28. Foucault M., Histoire de la sexualité. La Volonté de savoir, op. cit, pp. 187-188.

Vivienne Jabri - Cultures & Conflits, Sociologie politique de l’international, n°61 - 2006


La guerre et l’Etat libéral démocratique - Partie 2/2

jeudi 24 mai 2007

Vivienne Jabri - Cultures & Conflits

http://www.info-palestine.net/article.php3?id_article=1642

Guerre globale et transformation de l’Etat libéral

Si l’on utilise la lecture foucaldienne de la guerre pour analyser la sphère sociale, cela revient à suggérer la présence perpétuelle de la guerre dans la société. Il n’y a, en un sens, pas de lieu qui soit exempt de relations de pouvoir, et, par conséquent, de guerre et de relations de force. Alors que Foucault déplace son analytique du pouvoir hors de la guerre comme outil d’analyse de la sphère sociale, son interprétation du pouvoir reste influencée par ce qu’il considère comme étant les éléments de la guerre. On pourrait en effet reprocher à Foucault de ne pas avoir su distinguer les différents états, ou plutôt, les différentes formes de résistance. Comme nous l’évoquions en introduction, tout comme pour Kenneth Waltz le pouvoir est la continuité de la politique internationale, pour Michel Foucault le pouvoir est la continuité de la sphère sociale. Ceci implique que toute réalisation historique en termes de transformations de la condition humaine, par exemple, dans la capacité de la société civile à résister aux excès du pouvoir étatique, est compris, en termes fonctionnels chez Foucault ; la production de sujets « libres » sert les mécanismes de la gouvernementalité libérale (29).

La distinction finalement établie par Foucault entre violence et pouvoir est cruciale. Ainsi, tandis que la violence cherche l’oblitération du sujet, le pouvoir assume la présence continue du sujet, un sujet qui peut contester le pouvoir et la domination (30). Néanmoins, même lorsque Foucault établit cette distinction, sa conception de la gouvernementalité libérale est informée, comme nous l’avons précédemment stipulé, par une analytique de la guerre, le monde social est ainsi toujours imbriqué à la figure de la guerre, « le grondement de la bataille ». De ce point de vue, les actions entreprises par les Etats libéraux démocratiques en réponse au terrorisme global sont simplement une continuité de pratiques qui définissent et soutiennent la gouvernementalité libérale.
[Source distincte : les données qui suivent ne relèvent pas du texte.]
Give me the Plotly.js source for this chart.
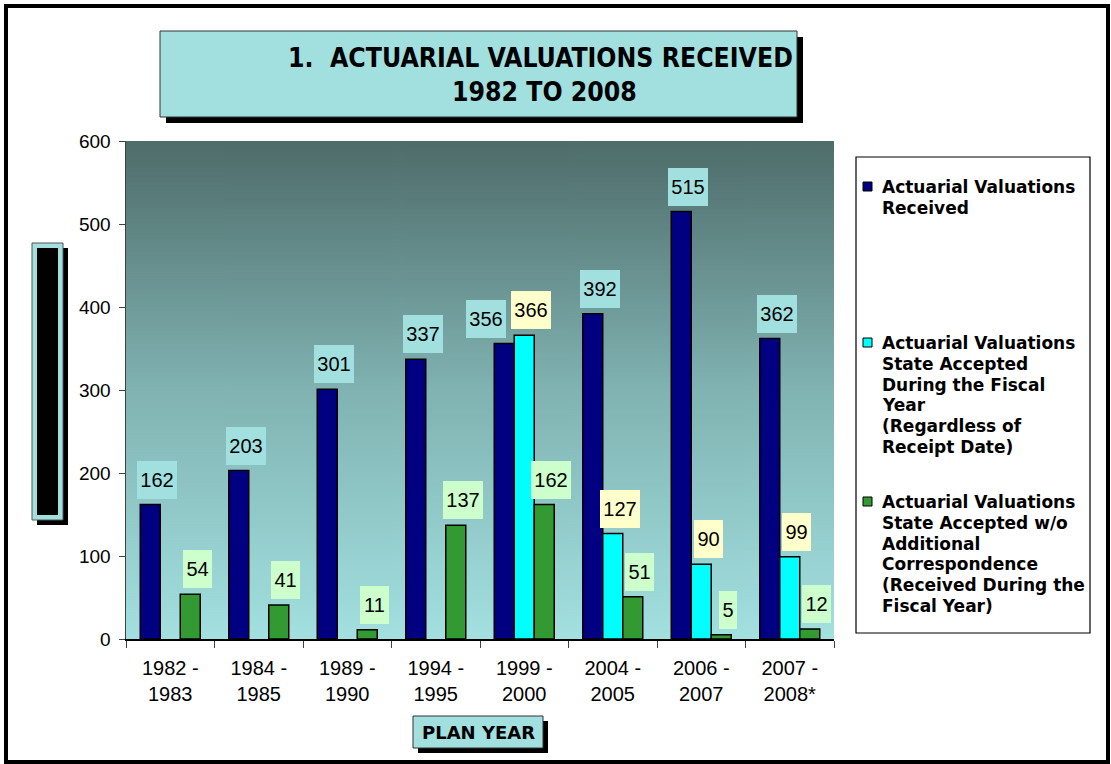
<!DOCTYPE html>
<html><head><meta charset="utf-8">
<script src="https://cdn.plot.ly/plotly-3.0.1.min.js"></script>
<style>body{margin:0;background:#fff}</style>
</head><body>
<div id="chart" style="width:1111px;height:764px"></div>
<script>
// ---------- data ----------
const categories = ["1982 - 1983","1984 - 1985","1989 - 1990","1994 - 1995","1999 - 2000","2004 - 2005","2006 - 2007","2007 - 2008*"];
const received = [162,203,301,337,356,392,515,362];
const acceptedFiscal = [null,null,null,null,366,127,90,99];
const acceptedNoCorr = [54,41,11,137,162,51,5,12];
const seriesNames = [
  "Actuarial Valuations<br>Received",
  "Actuarial Valuations<br>State Accepted<br>During the Fiscal<br>Year<br>(Regardless of<br>Receipt Date)",
  "Actuarial Valuations<br>State Accepted w/o<br>Additional<br>Correspondence<br>(Received During the<br>Fiscal Year)"
];
const yTicks = [0,100,200,300,400,500,600];
const titleLines = ["1.  ACTUARIAL VALUATIONS RECEIVED", "1982 TO 2008"];
const xTitle = "PLAN YEAR";

// ---------- geometry / style ----------
const W = 1111, H = 764;
const L = 126, R = 834, T = 141, B = 639;
const pw = R - L, ph = B - T;
const px = p => (p - L) / pw;
const py = p => (B - p) / ph;
const barColors = ['#000080', '#00ffff', '#339933'];
const labelBg = ['#a2e0e0', '#ffffcc', '#ccffcc'];
const boxFill = '#a2e0e0';
const bargap = 0.322;

function hasFont(name) {
  const ctx = document.createElement('canvas').getContext('2d');
  const t = 'abcdefghijklmnopqrstuvwxyzABCDEFGHIJKLM0123456789';
  const m = f => { ctx.font = f; return ctx.measureText(t).width; };
  return m('72px "' + name + '", monospace') !== m('72px monospace') ||
         m('72px "' + name + '", serif') !== m('72px serif');
}
let titleFamily = 'Liberation Sans';
for (const f of ['Liberation Sans Narrow', 'Arial Narrow', 'DejaVu Sans Condensed']) {
  if (hasFont(f)) { titleFamily = f; break; }
}
function fitSize(text, family, target) {
  const ctx = document.createElement('canvas').getContext('2d');
  ctx.font = 'bold 100px "' + family + '"';
  return 100 * target / ctx.measureText(text).width;
}
const titleSize = Math.min(32, fitSize(titleLines[0], titleFamily, 505));

// gradient background image for plot area
const gradSrc = (() => {
  const c = document.createElement('canvas'); c.width = 4; c.height = ph;
  const g = c.getContext('2d');
  const lg = g.createLinearGradient(0, 0, 0, ph);
  lg.addColorStop(0, '#4e6c6a');
  lg.addColorStop(0.5, '#80b3b2');
  lg.addColorStop(1, '#a3e0e0');
  g.fillStyle = lg; g.fillRect(0, 0, 4, ph);
  return c.toDataURL();
})();

function rect(x0, y0, x1, y1, fill, line, lw) {
  return {type: 'rect', xref: 'paper', yref: 'paper', x0: px(x0), x1: px(x1), y0: py(y1), y1: py(y0),
    fillcolor: fill || 'rgba(0,0,0,0)', line: {color: line || 'rgba(0,0,0,0)', width: lw || 0}, layer: 'above'};
}

const series = [received, acceptedFiscal, acceptedNoCorr];
const traces = series.map((vals, k) => ({
  type: 'bar', x: categories, y: vals, name: seriesNames[k].replace(/<br>/g, ' '),
  marker: {color: barColors[k], line: {color: '#000', width: 1.5}},
  hoverinfo: 'none', showlegend: false
}));

// ---------- value labels ----------
const annotations = [];
const slot = (1 - bargap) / 3;
const pxPerCat = pw / categories.length;
const pxPerUnit = ph / (yTicks[yTicks.length - 1] - yTicks[0]);
const labelH = 38;
const boxW = s => 11 * s.length + 7;
categories.forEach((c, i) => {
  const info = series.map((vals, k) => {
    const v = vals[i];
    if (v == null) return null;
    const s = String(v);
    const cx = (i + 0.5 + (k - 1) * slot) * pxPerCat + 7;
    return {k, v, s, w: boxW(s), cx, bottom: v * pxPerUnit + 6};
  });
  // avoid overlap between first and second series labels
  const a = info[0], b = info[1];
  if (a && b) {
    const overlapX = (a.cx + a.w / 2) - (b.cx - b.w / 2);
    const overlapY = Math.abs(a.bottom - b.bottom) < labelH;
    if (overlapX > 0 && overlapY) a.cx -= overlapX + 5;
  }
  info.forEach(o => {
    if (!o) return;
    const baseCx = (i + 0.5 + (o.k - 1) * slot) * pxPerCat;
    annotations.push({
      x: i + (o.k - 1) * slot, y: o.v, xref: 'x', yref: 'y',
      text: o.s, showarrow: false, xanchor: 'center', yanchor: 'bottom',
      xshift: o.cx - baseCx, yshift: 6,
      bgcolor: labelBg[o.k], width: o.w, height: labelH, borderpad: 0, borderwidth: 0,
      font: {family: 'Liberation Sans, Arial, sans-serif', size: 20, color: '#000'}
    });
  });
});

// ---------- title ----------
const titleCenters = [[540.5, 58], [544, 92]];
titleLines.forEach((t, j) => {
  annotations.push({
    xref: 'paper', yref: 'paper', x: px(titleCenters[j][0]), y: py(titleCenters[j][1]),
    text: '<b>' + t.replace(/  /g, '&nbsp; ') + '</b>', showarrow: false, xanchor: 'center', yanchor: 'middle',
    font: {family: titleFamily + ', Liberation Sans, Arial', size: titleSize, color: '#000'}
  });
});

// ---------- x axis title ----------
annotations.push({
  xref: 'paper', yref: 'paper', x: px(478), y: py(732), text: '<b>' + xTitle + '</b>',
  showarrow: false, xanchor: 'center', yanchor: 'middle',
  font: {family: 'DejaVu Sans, Verdana, sans-serif', size: 18, color: '#000'}
});

// ---------- legend (drawn) ----------
const legendFirstLine = [187, 343, 502];
const legendLineGap = 20.8;
const shapes = [];
shapes.push(rect(6, 6, 1108, 762, null, '#000', 4));
// title box
shapes.push(rect(166, 37, 803, 123, '#000', null, 0));
shapes.push(rect(160, 31, 797, 117, boxFill, '#333', 1));
// y title box
shapes.push(rect(37, 248, 68, 525, '#000', null, 0));
shapes.push(rect(32, 243, 63, 520, boxFill, '#555', 1));
shapes.push(rect(37, 248, 58, 515, '#000', null, 0));
// x title box
shapes.push(rect(418, 721, 548, 753, '#000', null, 0));
shapes.push(rect(413, 716, 543, 748, boxFill, '#333', 1));
// legend box
shapes.push(rect(856, 157, 1090, 633, '#fff', '#000', 1.2));
seriesNames.forEach((name, k) => {
  const y0 = legendFirstLine[k];
  shapes.push(rect(863, y0 - 5, 872, y0 + 4, barColors[k], '#000', 1));
  name.split('<br>').forEach((line, j) => {
    annotations.push({
      xref: 'paper', yref: 'paper', x: px(880), y: py(y0 + j * legendLineGap),
      text: '<b>' + line + '</b>', showarrow: false, xanchor: 'left', yanchor: 'middle',
      font: {family: 'DejaVu Sans, Verdana, sans-serif', size: 17, color: '#000'}
    });
  });
});

const layout = {
  width: W, height: H,
  margin: {l: L, r: W - R, t: T, b: H - B, pad: 0},
  paper_bgcolor: '#fff', plot_bgcolor: 'rgba(0,0,0,0)',
  barmode: 'group', bargap: bargap, bargroupgap: 0,
  showlegend: false,
  images: [{source: gradSrc, xref: 'paper', yref: 'paper', x: 0, y: 1, sizex: 1, sizey: 1,
    sizing: 'stretch', xanchor: 'left', yanchor: 'top', layer: 'below'}],
  xaxis: {
    type: 'category', range: [-0.5, categories.length - 0.5],
    tickmode: 'array', tickvals: categories, ticktext: categories.map(c => c.replace(' - ', ' -<br>')),
    ticks: 'outside', ticklen: 7, tickcolor: '#404040', tickson: 'boundaries',
    showline: true, linecolor: '#000', linewidth: 1.5, showgrid: false, zeroline: false,
    tickfont: {family: 'Liberation Sans, Arial, sans-serif', size: 20, color: '#000'},
    ticklabelstandoff: 10, fixedrange: true
  },
  yaxis: {
    range: [yTicks[0], yTicks[yTicks.length - 1]], tickmode: 'array', tickvals: yTicks,
    ticks: 'outside', ticklen: 6, tickcolor: '#404040',
    showline: true, linecolor: '#404040', linewidth: 1.5, showgrid: false, zeroline: false,
    tickfont: {family: 'Liberation Sans, Arial, sans-serif', size: 19, color: '#000'},
    ticklabelstandoff: 4, fixedrange: true
  },
  shapes: shapes,
  annotations: annotations
};

Plotly.newPlot('chart', traces, layout, {displayModeBar: false, staticPlot: true});
</script>
</body></html>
Il est toutefois important de souligner que c’est justement cette gouvernementalité qui a historiquement généré des mécanismes par lesquels la capacité à être des sujets souverains est inscrite dans le droit, quelque peu protégé des instincts autoritaires de l’Etat. La souveraineté se voit diminuée et cède historiquement la place à la gouverne(mentalité) des populations et donc au développement de régimes respectant les droits de l’Homme, des pratiques d’Etat-providence, des conventions contre la torture et le génocide, et d’autres formes de mesures globales qui ont pour but la protection des individus et des populations contre les excès du pouvoir de l’Etat ou du marché. La guerre a toutefois été une condition perpétuelle, non pas dans son sens clauzewitzien, mais dans une manifestation plus diffuse, transnationale.
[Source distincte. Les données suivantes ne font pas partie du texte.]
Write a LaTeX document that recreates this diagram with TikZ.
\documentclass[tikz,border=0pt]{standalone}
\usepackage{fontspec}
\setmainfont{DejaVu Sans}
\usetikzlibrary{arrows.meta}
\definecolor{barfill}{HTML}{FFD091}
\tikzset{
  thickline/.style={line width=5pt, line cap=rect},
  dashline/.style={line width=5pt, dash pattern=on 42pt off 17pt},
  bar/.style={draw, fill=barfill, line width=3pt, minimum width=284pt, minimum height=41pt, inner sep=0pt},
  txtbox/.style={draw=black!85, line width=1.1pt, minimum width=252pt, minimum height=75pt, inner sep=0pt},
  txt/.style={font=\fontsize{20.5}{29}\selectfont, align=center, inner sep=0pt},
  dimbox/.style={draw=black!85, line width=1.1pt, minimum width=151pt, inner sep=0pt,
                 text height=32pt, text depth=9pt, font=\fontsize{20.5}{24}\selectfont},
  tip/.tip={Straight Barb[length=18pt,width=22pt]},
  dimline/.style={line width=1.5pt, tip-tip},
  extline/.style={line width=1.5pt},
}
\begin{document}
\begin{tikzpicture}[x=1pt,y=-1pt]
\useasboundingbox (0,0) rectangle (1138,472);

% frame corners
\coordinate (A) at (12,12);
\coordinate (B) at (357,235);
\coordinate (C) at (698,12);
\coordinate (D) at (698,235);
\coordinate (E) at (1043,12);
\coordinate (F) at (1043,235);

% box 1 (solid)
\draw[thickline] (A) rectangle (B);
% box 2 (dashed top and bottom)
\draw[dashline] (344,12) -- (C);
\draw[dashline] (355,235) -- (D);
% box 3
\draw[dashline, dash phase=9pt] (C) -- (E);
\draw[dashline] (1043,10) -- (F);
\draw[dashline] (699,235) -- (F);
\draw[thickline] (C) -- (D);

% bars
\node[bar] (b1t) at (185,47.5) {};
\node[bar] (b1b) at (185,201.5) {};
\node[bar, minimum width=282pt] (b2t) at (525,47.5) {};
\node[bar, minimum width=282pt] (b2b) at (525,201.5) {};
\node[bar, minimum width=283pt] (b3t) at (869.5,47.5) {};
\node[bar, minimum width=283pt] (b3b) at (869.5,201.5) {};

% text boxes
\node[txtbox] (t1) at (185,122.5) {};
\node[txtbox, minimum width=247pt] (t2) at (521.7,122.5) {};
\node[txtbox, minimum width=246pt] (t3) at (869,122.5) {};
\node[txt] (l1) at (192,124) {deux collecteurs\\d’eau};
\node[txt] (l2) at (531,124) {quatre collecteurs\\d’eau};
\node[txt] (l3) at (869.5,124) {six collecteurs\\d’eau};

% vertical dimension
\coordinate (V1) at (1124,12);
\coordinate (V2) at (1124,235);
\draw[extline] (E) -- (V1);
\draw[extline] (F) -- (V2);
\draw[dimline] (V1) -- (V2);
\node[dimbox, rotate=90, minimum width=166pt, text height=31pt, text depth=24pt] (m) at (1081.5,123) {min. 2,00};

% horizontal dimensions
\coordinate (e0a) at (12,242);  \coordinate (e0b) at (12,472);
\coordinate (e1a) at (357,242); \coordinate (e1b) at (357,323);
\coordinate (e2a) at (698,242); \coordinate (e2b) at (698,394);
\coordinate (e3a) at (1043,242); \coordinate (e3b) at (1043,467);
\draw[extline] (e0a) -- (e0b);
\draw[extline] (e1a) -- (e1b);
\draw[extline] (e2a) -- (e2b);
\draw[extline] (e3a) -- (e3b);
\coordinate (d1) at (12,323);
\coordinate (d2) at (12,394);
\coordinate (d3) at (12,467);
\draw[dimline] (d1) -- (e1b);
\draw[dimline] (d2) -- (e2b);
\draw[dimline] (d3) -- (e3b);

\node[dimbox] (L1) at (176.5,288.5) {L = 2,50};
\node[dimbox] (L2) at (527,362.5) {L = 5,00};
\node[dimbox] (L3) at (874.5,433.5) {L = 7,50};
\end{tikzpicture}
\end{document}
Tout comme la mondialisation des relations socio-économiques a des implications sur l’émergence d’une violence transnationale, cette émergence transforme à son tour l’arène mondiale. Ce lien entre la mondialisation et la violence de réseaux internationaux est essentiel dans la compréhension des implications profondes que l’émergence de la violence transnationale a eues sur le régime libéral et ses institutions. Pour rendre l’image foucaldienne internationale, il faut recentrer l’attention sur la violence comme forme de contrôle. Il s’agit, de plus, de recentrer l’attention sur la localisation de l’espace politique et les implications de ses ré-articulations transnationales. Là où finalement Foucault détourne son attention de la violence, les transformations mondiales actuelles recentrent l’attention sur la violence et les défis actuels subis par l’Etat moderne libéral et ses institutions.
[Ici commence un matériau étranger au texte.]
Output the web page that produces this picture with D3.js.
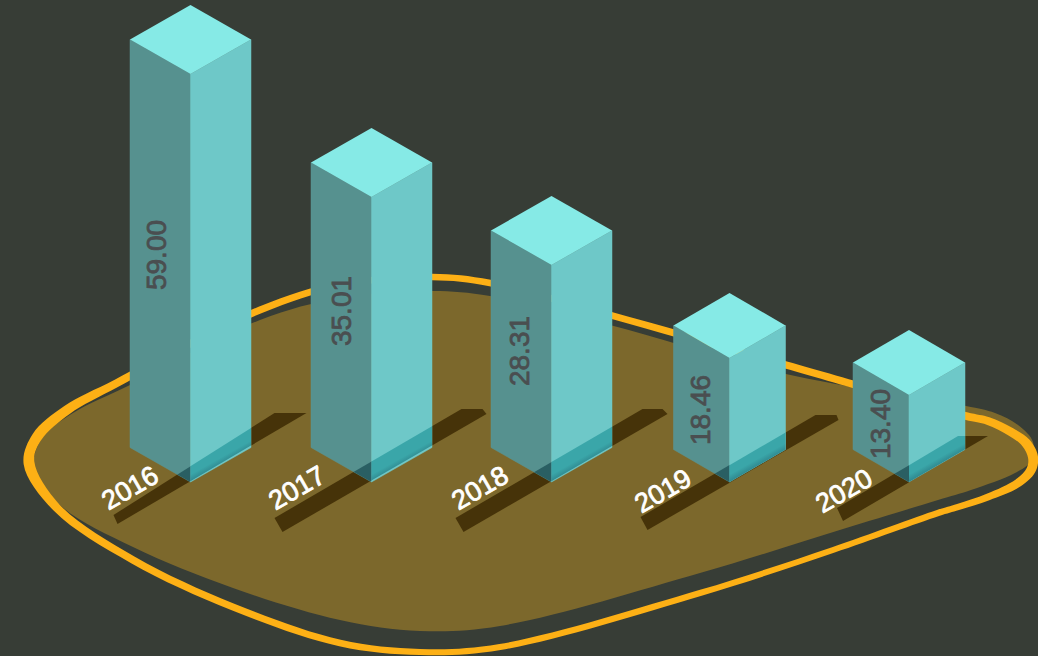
<!DOCTYPE html>
<html><head><meta charset="utf-8">
<script src="https://cdn.jsdelivr.net/npm/d3@7"></script>
<style>html,body{margin:0;padding:0;background:#373d36;overflow:hidden}svg{display:block}text{font-family:"Liberation Sans",Arial,sans-serif}</style>
</head><body><svg id="c" width="1038" height="656"></svg>
<script>
const categories = ["2016","2017","2018","2019","2020"];
const values = [59.00,35.01,28.31,18.46,13.40];
const valueLabels = ["59.00","35.01","28.31","18.46","13.40"];

// Layout (pixels), kept apart from the data
const W=1038,H=656,baseY=482;
const x = d3.scaleOrdinal(categories,[190.5,371.5,551.5,729.5,909]);
const halfW = d3.scaleOrdinal(categories,[60.5,60.5,60.5,56,56]);
const halfD = d3.scaleOrdinal(categories,[34.5,34.5,34.5,32.5,32.5]);
// the pictorial height axis of the reference is not proportional: piecewise scale
const h = d3.scaleLinear().domain([0,13.40,18.46,28.31,35.01,59]).range([0,87,124,217,285,408]);
// shadow outline, offsets from each bar's front-bottom corner
const shadowOff = {
 "2016":[[-77,33],[84,-69],[116,-69],[-73,42]],
 "2017":[[-97,36],[90,-73],[111,-73],[115,-68],[-89,50]],
 "2018":[[-96,36],[91,-73],[111,-73],[116,-68],[-88,50]],
 "2019":[[-89,35],[86,-67],[107,-67],[109,-62],[-82,48]],
 "2020":[[-72,26],[49,-46],[79,-46],[-66,39]]
};
const labelPos = d3.scaleOrdinal(categories,[[130,488],[297,488],[480,488],[663,491],[844,491]]);
const valuePos = d3.scaleOrdinal(categories,[[-34,-227],[-30,-171],[-32,-131],[-29,-72],[-29,-58]]);
// closed outline band: [x, y, band width]
const blobStroke=[[29,463,11],[37,437,10.5],[67,410,9.5],[117,383,8],[260,310,7],[340,285,6.5],[432,277,6.5],[490,283,6.5],[610,315,7],[786,365,7.5],[966,416,8],[988,421,8],[1011,432,8.5],[1026,443,9.5],[1033,457,10],[1031,470,9.5],[1018,483,8.5],[988,497,7],[958,507,6.5],[938,513,6.5],[833,550,6],[700,593,6],[500,647,6],[420,652,6],[340,643,6.5],[233,607,7],[133,560,7.5],[57,508,8.5]];
const blobFill=[[34,465],[43,437],[73,413],[130,385],[260,320],[340,298],[432,291],[490,296],[610,325],[786,374],[966,406],[995,413],[1018,425],[1033,442],[1030,462],[1015,473],[971,490],[938,500],[843,529],[700,573],[500,626],[420,631],[340,620],[233,588],[133,547],[60,505]];

const svg=d3.select("#c");
svg.append("rect").attr("width",W).attr("height",H).attr("fill","#373d36");
const blob=d3.line().curve(d3.curveCatmullRomClosed.alpha(0.5));
svg.append("path").attr("d",blob(blobFill)).attr("fill","#7c682c");
// band = outer and inner offsets of the centre line along its normals
const n=blobStroke.length;
const offset=s=>blobStroke.map((p,i)=>{
  const a=blobStroke[(i-1+n)%n],b=blobStroke[(i+1)%n];
  const dx=b[0]-a[0],dy=b[1]-a[1],l=Math.hypot(dx,dy);
  return [p[0]+s*dy/l*p[2]/2,p[1]-s*dx/l*p[2]/2];
});
svg.append("path").attr("d",blob(offset(1))+blob(offset(-1))).attr("fill","#fdb015").attr("fill-rule","evenodd");

const defs=svg.append("defs");
const poly=p=>p.map(q=>q.join(",")).join(" ");
const rows=categories.map((c,i)=>{
  const fx=x(c),w=halfW(c),d=halfD(c),ht=h(values[i]),top=baseY-ht;
  return {c,i,fx,w,d,top,
    left:[[fx-w,baseY-d],[fx,baseY],[fx,top],[fx-w,top-d]],
    right:[[fx,baseY],[fx+w,baseY-d],[fx+w,top-d],[fx,top]],
    cap:[[fx,top],[fx+w,top-d],[fx,top-2*d],[fx-w,top-d]],
    shadow:shadowOff[c].map(o=>[fx+o[0],baseY+o[1]])};
});
// shadows on the ground
svg.selectAll("polygon.shadow").data(rows).join("polygon").attr("class","shadow")
  .attr("points",r=>poly(r.shadow)).attr("fill","#463309");

rows.forEach(r=>{
  const g=svg.append("g");
  g.append("polygon").attr("points",poly(r.left)).attr("fill","#56918f").attr("stroke","#5a9795").attr("stroke-width",.5);
  g.append("polygon").attr("points",poly(r.right)).attr("fill","#6ec8c8").attr("stroke","#72cccb").attr("stroke-width",.5);
  defs.append("clipPath").attr("id","cl"+r.i).append("polygon").attr("points",poly(r.left));
  defs.append("clipPath").attr("id","cr"+r.i).append("polygon").attr("points",poly(r.right));
  const gr=defs.append("linearGradient").attr("id","g"+r.i).attr("gradientUnits","userSpaceOnUse")
    .attr("x1",r.fx).attr("y1",baseY-19).attr("x2",r.fx+9).attr("y2",baseY-3);
  gr.append("stop").attr("offset",0).attr("stop-color","#3aa6a9");
  gr.append("stop").attr("offset",.55).attr("stop-color","#3aa6a9");
  gr.append("stop").attr("offset",1).attr("stop-color","#2c8088");
  g.append("polygon").attr("points",poly(r.shadow)).attr("clip-path",`url(#cl${r.i})`).attr("fill","#2a5f63");
  g.append("polygon").attr("points",poly(r.shadow)).attr("clip-path",`url(#cr${r.i})`).attr("fill",`url(#g${r.i})`);
  g.append("polygon").attr("points",poly(r.cap)).attr("fill","#86eae6");
  const vp=valuePos(r.c);
  g.append("text").attr("transform",`translate(${r.fx+vp[0]},${baseY+vp[1]}) rotate(-90)`)
    .attr("text-anchor","middle").attr("dominant-baseline","central")
    .attr("font-size",28).attr("fill","#4a4e50").attr("stroke","#4a4e50").attr("stroke-width",.8)
    .text(valueLabels[r.i]);
});
svg.selectAll("text.cat").data(categories).join("text").attr("class","cat")
  .attr("transform",c=>{const p=labelPos(c);return `translate(${p[0]},${p[1]}) rotate(-30)`})
  .attr("text-anchor","middle").attr("dominant-baseline","central")
  .attr("font-size",27).attr("fill","#fff").attr("stroke","#fff").attr("stroke-width",.8)
  .text(c=>c);
</script></body></html>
L’ouvrage récent de Hardt et Negri, Multitude : War and Democracy in the Age of Empire, met l’accent sur ces transformations, et en particulier, sur le passage d’une forme de guerre à des formes d’actions dispersées mais à portée mondiale. Ce qui nous intéresse essentiellement est l’attention particulière portée par ces auteurs sur l’aspect transnational de la guerre de la modernité tardive et de l’émergence de structures juridico-politiques supranationales impliquées dans la légitimation de pratiques violentes via des invocations de l’Humanité (31). L’analyse de Hardt et Negri insiste sur un domaine spatial mondial et systémique. Les guerres sont ainsi transformées en opérations policières et suggèrent que « la présence constante d’un ennemi et de la menace sont nécessaires pour légitimer une violence impériale (32) ».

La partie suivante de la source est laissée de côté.